Darron Burton, 49, remembers playing up on the levee when he was small and noticing that the passing ships towered over his house far below.

“You would look at the water and then look back at the land, and you’d go ‘whoa!’ The water level was higher than the street! I was always a little scared,” Burton said. “Every year, you’d have hurricanes and you’d wonder: ‘What if? What if that levee broke?’ ”

When the unthinkable finally came to pass, Burton’s childhood home was washed away. His parents recovered just $5,000 from homeowners’ insurance. They were savers, so they had money to rebuild. But they opted to do it in Baton Rouge, mainly because Burton’s mother was afraid.

Once resettled, Burton’s father seemed depressed. Every few days, the retired longshoreman would hop in the car and drive the hour and a half down Interstate 10 to his old lot, where he would sit on the slab and talk to whomever was around.

In July 2006, less than a year after Katrina hit, William Burton died.

“The doctors say different, but I believe he grieved himself to death,” Darron Burton said. “Everything that was familiar to him was taken.”

Keith and Sharon Allen weathered Katrina with Shamarr’s younger siblings in Oklahoma City. They stayed for more than a year and felt welcome, Keith Allen said. But they also felt homesick. They bought a huge mural of people sipping champagne at a jazz club while a soloist wails on the sax to remind them of home.

“There was nothing like getting back to New Orleans,” Keith Allen, a 60-year-old carpenter, said. “You know how they say, ‘It takes a village?’ That’s what we had here.”

Shamarr had been living elsewhere in New Orleans when Katrina struck. He evacuated to Atlanta but was determined to return.

“If all of us decide, ‘I’m not going back,’ there’s a big old gap,” he said. “And all the out-of-towners will come in and change the sound of New Orleans music.”

Two years ago, Shamarr Allen came up with the idea of free music classes. His parents insisted that he use their house. He sees potential in all his students. Luis Jahuey, 12, already earns as much as $800 a day busking on the tourist-packed sidewalks downtown.

On a recent Tuesday, the youngest of Allen’s students was 10. The oldest, Utopia Francois, was 14, her yellow hoop earrings spinning as she rocked her saxophone. Allen put them through their paces, barking instructions: E flat! D! C sharp!
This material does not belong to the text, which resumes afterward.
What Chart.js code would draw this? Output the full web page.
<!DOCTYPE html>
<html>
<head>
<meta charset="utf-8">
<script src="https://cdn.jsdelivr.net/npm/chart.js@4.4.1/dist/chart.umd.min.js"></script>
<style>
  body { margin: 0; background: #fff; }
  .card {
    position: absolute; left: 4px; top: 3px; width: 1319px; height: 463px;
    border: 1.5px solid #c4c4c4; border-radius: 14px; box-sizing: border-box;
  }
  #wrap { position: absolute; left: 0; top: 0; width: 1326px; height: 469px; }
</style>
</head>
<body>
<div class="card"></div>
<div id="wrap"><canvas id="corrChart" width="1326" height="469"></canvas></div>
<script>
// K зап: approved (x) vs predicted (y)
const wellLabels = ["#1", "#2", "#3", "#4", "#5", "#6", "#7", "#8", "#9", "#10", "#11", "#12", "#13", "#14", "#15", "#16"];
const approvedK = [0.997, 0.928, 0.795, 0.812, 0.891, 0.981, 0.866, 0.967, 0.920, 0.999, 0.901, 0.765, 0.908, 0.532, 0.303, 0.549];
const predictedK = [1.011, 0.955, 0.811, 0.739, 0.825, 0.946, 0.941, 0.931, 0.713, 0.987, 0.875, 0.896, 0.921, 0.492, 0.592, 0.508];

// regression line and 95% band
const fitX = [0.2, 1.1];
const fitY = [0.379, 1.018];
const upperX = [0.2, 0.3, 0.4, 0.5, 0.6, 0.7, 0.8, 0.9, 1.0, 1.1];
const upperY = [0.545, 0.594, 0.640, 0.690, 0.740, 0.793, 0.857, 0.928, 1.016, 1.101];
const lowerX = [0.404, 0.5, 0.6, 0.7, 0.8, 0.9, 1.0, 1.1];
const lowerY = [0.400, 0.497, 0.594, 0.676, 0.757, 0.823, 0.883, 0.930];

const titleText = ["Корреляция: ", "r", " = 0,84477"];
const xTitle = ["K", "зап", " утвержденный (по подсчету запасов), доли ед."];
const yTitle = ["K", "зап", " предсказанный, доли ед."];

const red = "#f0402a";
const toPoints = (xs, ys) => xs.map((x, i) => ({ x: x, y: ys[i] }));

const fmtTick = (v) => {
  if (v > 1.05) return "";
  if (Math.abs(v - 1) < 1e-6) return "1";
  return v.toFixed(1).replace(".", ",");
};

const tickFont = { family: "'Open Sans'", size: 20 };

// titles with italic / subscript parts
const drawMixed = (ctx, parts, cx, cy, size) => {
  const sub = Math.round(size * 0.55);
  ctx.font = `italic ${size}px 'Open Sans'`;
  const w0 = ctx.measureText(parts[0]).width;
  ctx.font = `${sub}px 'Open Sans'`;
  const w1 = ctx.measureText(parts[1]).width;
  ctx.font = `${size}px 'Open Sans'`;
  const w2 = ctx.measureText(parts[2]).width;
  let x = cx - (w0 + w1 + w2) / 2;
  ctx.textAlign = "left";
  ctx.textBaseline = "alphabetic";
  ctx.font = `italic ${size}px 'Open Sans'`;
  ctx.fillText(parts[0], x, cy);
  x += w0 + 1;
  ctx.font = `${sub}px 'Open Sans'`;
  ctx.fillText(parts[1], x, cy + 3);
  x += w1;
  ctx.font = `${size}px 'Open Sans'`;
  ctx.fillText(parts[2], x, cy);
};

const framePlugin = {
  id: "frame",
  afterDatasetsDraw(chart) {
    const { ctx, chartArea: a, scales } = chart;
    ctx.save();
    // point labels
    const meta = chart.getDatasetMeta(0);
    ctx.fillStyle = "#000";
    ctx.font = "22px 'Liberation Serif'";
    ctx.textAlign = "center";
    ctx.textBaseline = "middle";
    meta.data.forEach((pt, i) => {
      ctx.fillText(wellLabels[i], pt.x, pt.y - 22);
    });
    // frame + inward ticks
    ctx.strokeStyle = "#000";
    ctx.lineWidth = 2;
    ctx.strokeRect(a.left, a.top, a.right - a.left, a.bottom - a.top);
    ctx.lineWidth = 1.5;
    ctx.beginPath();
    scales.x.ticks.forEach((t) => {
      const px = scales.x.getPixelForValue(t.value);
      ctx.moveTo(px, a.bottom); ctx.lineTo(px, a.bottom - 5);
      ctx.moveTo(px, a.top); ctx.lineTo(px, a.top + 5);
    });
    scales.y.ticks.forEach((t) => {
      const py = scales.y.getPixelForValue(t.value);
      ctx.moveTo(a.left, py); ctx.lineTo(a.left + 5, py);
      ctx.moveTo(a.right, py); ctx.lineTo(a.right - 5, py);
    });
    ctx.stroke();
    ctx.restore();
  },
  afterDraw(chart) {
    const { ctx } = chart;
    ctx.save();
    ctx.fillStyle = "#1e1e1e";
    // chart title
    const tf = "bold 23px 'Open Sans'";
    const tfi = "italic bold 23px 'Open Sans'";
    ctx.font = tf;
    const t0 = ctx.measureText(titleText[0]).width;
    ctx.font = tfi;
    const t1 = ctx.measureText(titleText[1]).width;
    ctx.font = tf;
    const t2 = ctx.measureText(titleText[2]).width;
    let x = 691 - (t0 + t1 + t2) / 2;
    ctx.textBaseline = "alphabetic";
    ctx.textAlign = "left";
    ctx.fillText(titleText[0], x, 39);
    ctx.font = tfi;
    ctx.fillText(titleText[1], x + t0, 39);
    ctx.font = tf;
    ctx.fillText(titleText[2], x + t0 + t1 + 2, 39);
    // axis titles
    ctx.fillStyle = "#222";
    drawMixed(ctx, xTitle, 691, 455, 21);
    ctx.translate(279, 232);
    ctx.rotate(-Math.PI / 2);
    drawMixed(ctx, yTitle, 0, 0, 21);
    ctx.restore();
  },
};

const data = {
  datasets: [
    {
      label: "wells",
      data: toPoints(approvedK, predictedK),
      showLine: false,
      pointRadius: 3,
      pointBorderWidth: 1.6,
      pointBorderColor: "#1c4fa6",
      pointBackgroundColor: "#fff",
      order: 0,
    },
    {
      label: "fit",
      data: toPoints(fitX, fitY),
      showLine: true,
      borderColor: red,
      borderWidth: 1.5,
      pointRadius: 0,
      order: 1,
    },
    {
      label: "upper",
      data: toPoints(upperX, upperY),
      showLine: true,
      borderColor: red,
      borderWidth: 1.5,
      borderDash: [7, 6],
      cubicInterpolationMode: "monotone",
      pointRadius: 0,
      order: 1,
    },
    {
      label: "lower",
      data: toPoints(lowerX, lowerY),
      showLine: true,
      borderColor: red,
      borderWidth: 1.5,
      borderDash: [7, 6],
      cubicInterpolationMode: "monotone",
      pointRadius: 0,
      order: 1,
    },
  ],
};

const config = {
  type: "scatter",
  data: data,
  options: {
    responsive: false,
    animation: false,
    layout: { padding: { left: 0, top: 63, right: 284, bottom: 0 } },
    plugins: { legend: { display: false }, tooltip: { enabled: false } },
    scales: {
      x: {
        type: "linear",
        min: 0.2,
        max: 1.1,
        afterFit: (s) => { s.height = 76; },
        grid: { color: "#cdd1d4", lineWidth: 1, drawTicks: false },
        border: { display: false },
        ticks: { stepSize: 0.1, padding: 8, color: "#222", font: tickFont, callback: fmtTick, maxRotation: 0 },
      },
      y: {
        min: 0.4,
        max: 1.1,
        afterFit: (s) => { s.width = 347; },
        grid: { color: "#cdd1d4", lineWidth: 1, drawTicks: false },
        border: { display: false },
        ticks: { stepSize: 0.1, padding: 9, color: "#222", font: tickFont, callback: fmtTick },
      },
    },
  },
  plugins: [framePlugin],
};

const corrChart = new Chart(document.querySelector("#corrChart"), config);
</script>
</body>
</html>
Keith Allen's son Shamarr teaches music to local children.
Ricky Carioti/The Washington Post

“If you can’t play it slow, you can’t play it … ?” he questioned.

“Fast!” they shouted back in unison.

Blowing the trumpet one-handed, Allen snapped the fingers of his other hand in time to the music. When the session was over, he hugged each child before they climbed into their parents’ waiting cars and drove away.

The noise of their engines faded to nothing.

Left alone in the silence, Allen said he is cautiously optimistic about the future. The Lower Ninth, he noted, has been “untouched by the gentrifiers,” who have descended on other parts of the city. Many lots, though vacant, are still owned by the same families who used to live here. One day, he hopes, they will scrape together the money to rebuild.

When they do, Allen will be waiting.

“You need to be home, passing on the tradition,” he said. “Even if it’s just one person or two people, you need to be there passing it along.”